The Yogi Adityanath government has sought a report from the Sambhal police on the 1978 riots in the town that killed 20-odd people and allegedly forced scores of Hindus to migrate.
Government sources were silent on the reason for the directive and Sambhal superintendent of police Krishna Kumar denied any reinvestigation plans. Some Hindu groups have, however, been demanding the return of the temples, Hindu homes and plots that Muslims allegedly grabbed during the riots.
The administration has taken several actions in Sambhal unpalatable to Muslims since clashes during the survey of the town’s Shahi Jama Masjid on November 24 — to determine whether it was built over a temple — killed four minority youths.

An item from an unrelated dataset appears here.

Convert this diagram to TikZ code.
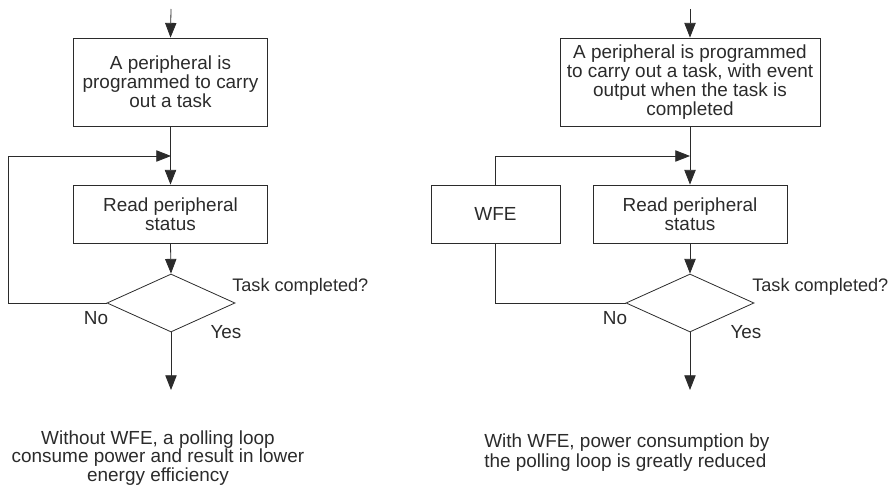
\documentclass[tikz,border=0pt]{standalone}
\usepackage{fontspec}
\setmainfont{Liberation Sans}
\usepackage{tikz}
\usetikzlibrary{arrows.meta,positioning,calc,shapes.geometric}
\usepackage{xcolor}
\definecolor{wfline}{HTML}{2B2B2B}
\tikzset{
  wfbox/.style={draw=wfline, rectangle, inner sep=2pt, align=center, line width=0.6pt,
    font=\fontsize{14.2}{14.3}\selectfont, text=wfline},
  wfdiamond/.style={draw=wfline, diamond, inner sep=0pt, line width=0.6pt,
    minimum width=96pt, minimum height=43.5pt},
  wfarrow/.style={-{Triangle[length=11pt, width=8.5pt]}, line width=0.6pt, draw=wfline},
  wfline/.style={line width=0.6pt, draw=wfline},
  wflabel/.style={font=\fontsize{14.2}{14}\selectfont, text=wfline, inner sep=0pt},
  wfquery/.style={wflabel, anchor=west, font=\fontsize{13.6}{14}\selectfont},
}
\begin{document}
\begin{tikzpicture}[x=0.75pt,y=-0.75pt]
  \useasboundingbox (0,0) rectangle (890,495);

  % left flow: polling without WFE
  \coordinate (in1) at (171,9);
  \node[wfbox, minimum width=146pt, minimum height=66pt] (p1) at (170.5,82)
    {A peripheral is\\programmed to carry\\out a task};
  \coordinate (m1) at (171,156);
  \node[wfbox, minimum width=146pt, minimum height=43.5pt] (read1) at (170.5,214)
    {Read peripheral\\status};
  \node[wfdiamond] (task1) at (171,303) {};
  \coordinate (c1) at (8,156);
  \coordinate (out1) at (171,390);

  \draw[wfarrow] (in1) -- (p1.north);
  \draw[wfarrow] (p1.south) -- (read1.north);
  \draw[wfarrow] (read1.south) -- (task1.north);
  \draw[wfarrow] (task1.south) -- (out1);
  \draw[wfarrow] (task1.west) -| (c1) -- (m1);

  \node[wfquery] (q1) at (232,287) {Task completed?};
  \node[wflabel] (no1) at (96,318) {No};
  \node[wflabel] (yes1) at (226,332) {Yes};

  \node[wflabel, align=center] (cap1) at (158,458)
    {Without WFE, a polling loop\\consume power and result in lower\\energy efficiency};

  % right flow: polling with WFE
  \coordinate (in2) at (690,9);
  \node[wfbox, minimum width=195pt, minimum height=66pt] (p2) at (690,82)
    {A peripheral is programmed\\to carry out a task, with event\\output when the task is\\completed};
  \coordinate (m2) at (690,156);
  \node[wfbox, minimum width=145.5pt, minimum height=43.5pt] (read2) at (690,214)
    {Read peripheral\\status};
  \node[wfbox, minimum width=96.75pt, minimum height=43.5pt] (wfe) at (495.5,214) {WFE};
  \node[wfdiamond] (task2) at (690,303) {};
  \coordinate (out2) at (690,390);

  \draw[wfarrow] (in2) -- (p2.north);
  \draw[wfarrow] (p2.south) -- (read2.north);
  \draw[wfarrow] (read2.south) -- (task2.north);
  \draw[wfarrow] (task2.south) -- (out2);
  \draw[wfline] (task2.west) -| (wfe.south);
  \draw[wfarrow] (wfe.north) |- (m2);

  \node[wfquery] (q2) at (752,287) {Task completed?};
  \node[wflabel] (no2) at (615,318) {No};
  \node[wflabel] (yes2) at (746,332) {Yes};

  \node[wflabel, align=left, anchor=west, font=\fontsize{14.2}{15}\selectfont] (cap2) at (484,453)
    {With WFE, power consumption by\\the polling loop is greatly reduced};
\end{tikzpicture}
\end{document}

It has reopened several closed temples, dug up purportedly sacred Hindu wells that were allegedly filled during riots, and accused mosques of electricity theft. It has also started police investigations against some local people and waqf authorities after they claimed ownership of plots near the Jama Masjid where a police station is
being built.
Recently, the state home department wrote to SP Kumar seeking within a week all the details of the communal clash of 1978. Kumar wrote to district magistrate Rajendra Pensiya on January 7 requesting him to form a team to collect the details.
Kumar told reporters that the home department had sought the report on a demand, made on December 17, by a BJP legislative council member, Sri Chandra Sharma.
A source in the home department said that information had been sought about the FIRs lodged at the time and about the identities of those arrested and those compensated for their losses. He said the government records show that more than two dozen people were killed and about 400 residents of two localities
migrated.
Several Hindu groups have over the past two months been claiming that a large number of Hindus were killed or forced to leave during the 1978 riots.
The claim was intensified after the local administration opened the gates of the Kartik Mahadev Mandir in Sambhal city, closed for 46 years, on November 24 – the day of the clashes outside the Jama Masjid.
“Some people are spreading rumours on social media that we are reinvestigating the 1978 riots in Sambhal town, which was part of Moradabad district at the time. But it isn’t true,” Kumar told reporters.
Sambhal was carved out of Moradabad as a separate district in 2011.
State Samajwadi Party spokesperson Ameeque Jamei said: “There was the Ram Naresh Yadav government, which had the support of the Jana Sangh (the BJP’s parent party), during the riots. Kalyan Singh and many other leaders of today’s BJP were ministers in the Yadav government. Why did they remain silent (if Hindus were driven out)?”
Yadav was a Janata Party chief minister but later joined the Congress. Kalyan, a BJP stalwart who was twice chief minister, passed away in 2021.
Jamei added: “Thereafter, the BJP formed its government in the state six times. Didn’t they see any need to collect the reports on the riots before?”
State BJP spokesperson Rakesh Tripathi said: “There’s a need to collect the details because a large number of families are still waiting for justice.”